A two-stage optimal scheduling model of integrated energy system based on CVaR theory implementing integrated demand response

Abstract

A day-ahead and real-time two-stage risk economic optimal model of integrated energy system (IES) is established. First, considering the electricity and heating coupling characteristics of combined heat and power, the feasible region is described by mathematical model, and the integrated demand response model is expanded from the traditional demand response model. Second, the objective functions and constraints of two stages are established respectively. The first stage optimal objective is to minimize the pre-scheduled operation cost of day-ahead, which arranges the output power of renewable energy and the startup-shutdown plan, output power and reserve capacity of adjustable equipment. The second stage optimal objective is to minimize the re-scheduled expected cost of real-time, which will call reserve capacity, curtail renewable energy output, implement integrated demand response, and use energy storage to cope with power deviations.

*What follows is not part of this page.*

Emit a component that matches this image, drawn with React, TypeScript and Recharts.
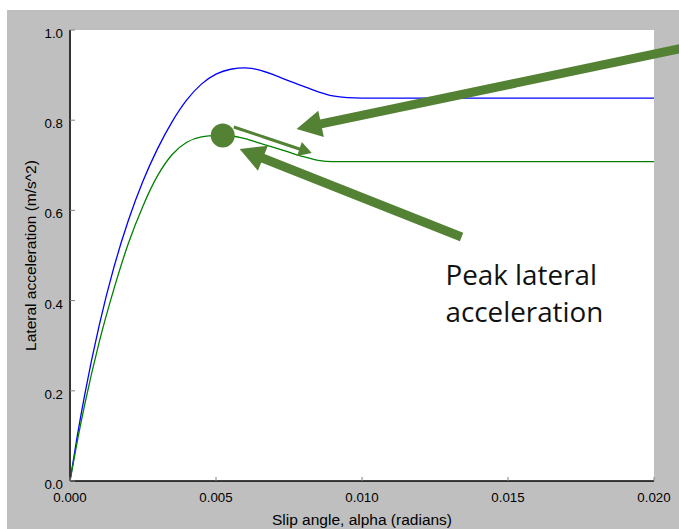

In order to quantify the risk cost of multiple uncertainties of power, load, and price, the real-time stage objective function is further improved to a form of conditional value at risk. Finally, simulations implemented on a green park show that: the proposed model can achieve the optimization of energy supply at different time scales and improve scheduling enforceability after considering economics and risk. Shapely Value can fairly and reasonably determines the benefit distribution scheme of different subjects in IES.